Like many Ancient Egyptian words (or English words for that matter) the symbol Akhet can mean a variety of different things: birth-place, birth canal, flood, season of the inundation, cradle, seat, and horizon. And Merit was right, Pharaoh Akhen-aton’s choice of name for his new city was frankly poetic. Each morning when the sun rose behind the long, low-lying hills that bordered the city’s east-facing rear, it formed a living picture of the Akhet symbol.

Its construction was begun in Year 5 of Akhen-aton’s rule (circa 1346 BCE), marked by the carving of the fourteen boundary stelae dedicating the site to the sun-disk—the Aton—and though work progressed rapidly, it was in fact two years before the city became truly habitable. To hasten the completion of the project many of the structures were built from cheap, easily-made mud bricks; only the most important were clad in stone.

Akhen-aton, Nefretiti and their Children

Akhen-aton, Nefretiti and their Children (Ägyptisches Museum Berlin) - photo by Gerbil License: CC BY-SA 3.0

Like any purpose-built new town these days, Akhet-Aton was designed as a model city. Based around the two dried-up river beds whose courses had flowed from the hills at the back down to the Nile, the long tract of land was divided into three natural sections. Dominating the central of these stood the royal palace, bisected by an extremely wide royal road running from north-to-south, parallel to the river. A bridge spanned the two halves, the so-called “Window of Appearances”, from which Akhen-aton and Nefretiti would throw precious trinkets to the faithful crowds below. The diplomatic records office (where Aashiq’s mother’s small plot of land is located in The Scarab Heart) is set at the back of the palace. Flanking both sit two Atonist temples, though the Great Temple to the north is roughly ten times the size of the more modest one to the south.

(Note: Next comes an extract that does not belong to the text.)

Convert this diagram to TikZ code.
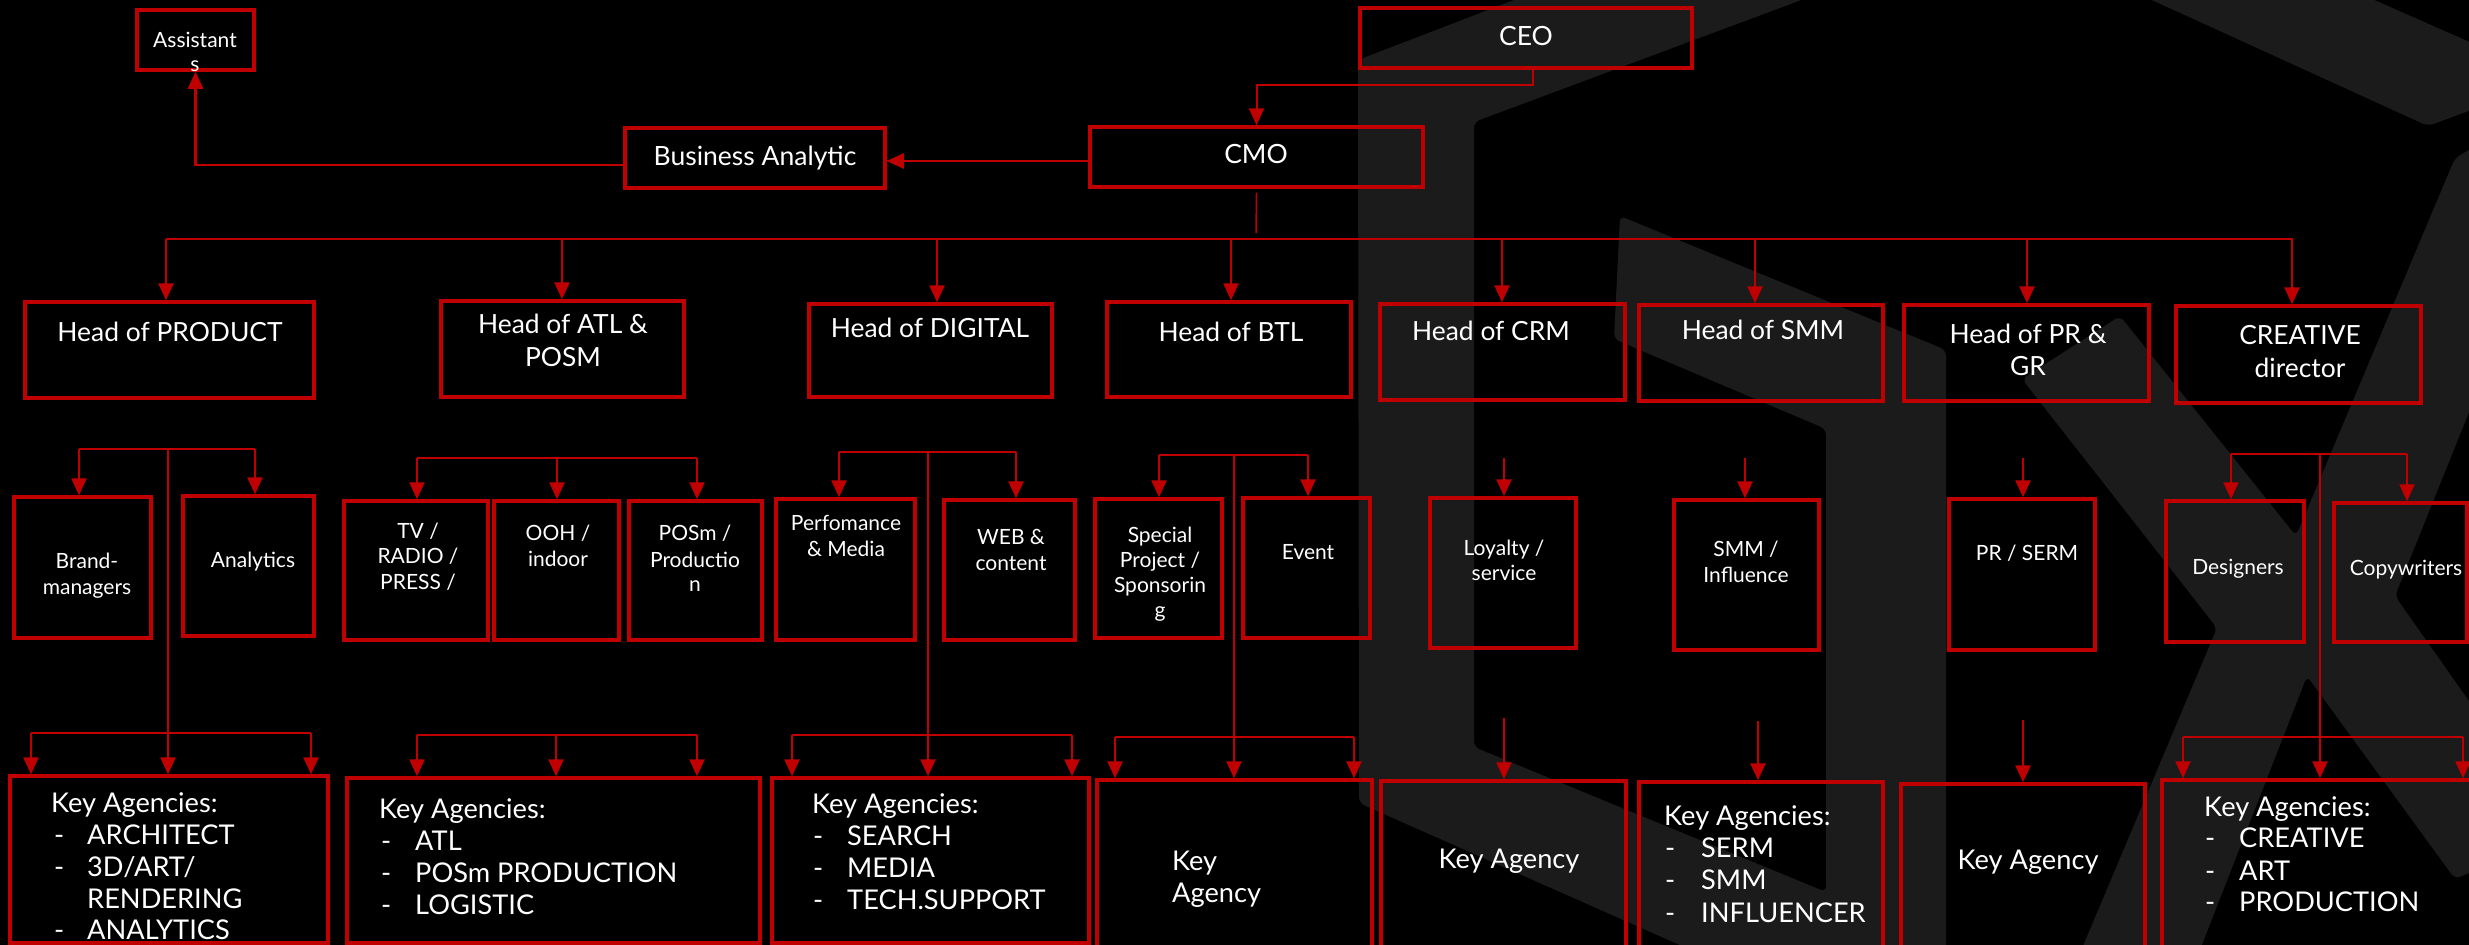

In the northern section of Akhet-Aton stood the northern palace, to which Nefretiti retires in my novel. This area originally contained high-quality housing (although all the houses were constructed to a similar blueprint), but later poorer families moved in, building smaller, more inferior dwellings as time progressed. The southern section of the city boasted yet another palace, possibly for the use of the princesses, and it’s here that many of the nobles had their estates.

The Nefertiti bust, in Neues Museum

The Nefertiti bust, in Neues Museum, Berlin - photo by Philip Pikart License: CC BY-SA 3.0

One artist whose workshop was located in the southern suburbs was a man named Tutmose. You will be familiar with his one of his works—the bust of Nefretiti that now resides in the Neues Museum in Berlin. It’s an extraordinary piece, in that it appears to defy all conventions. It’s far too lifelike to fall into the traditional style of art with its rules of proportion and norms of expression that had barely changed for millennia. But it’s also too lifelike to be classed with the Amarnan style, which, under Akhen-aton’s guidance, broke tradition to experiment with a far more fluid approach, one depicting people with shockingly bulbous heads and swollen thighs. Compared to the rigid orthodox style it is a breath of fresh air.

But like the city itself, the Amarnan style was not to last. Although there is evidence of human habitation on the site at some point during Horemheb’s rule (which began approximately thirteen years after Akhen-aton’s death), it’s likely that the inhabitants were actually the wrecking crew, salvaging what building materials they could for use on future projects elsewhere.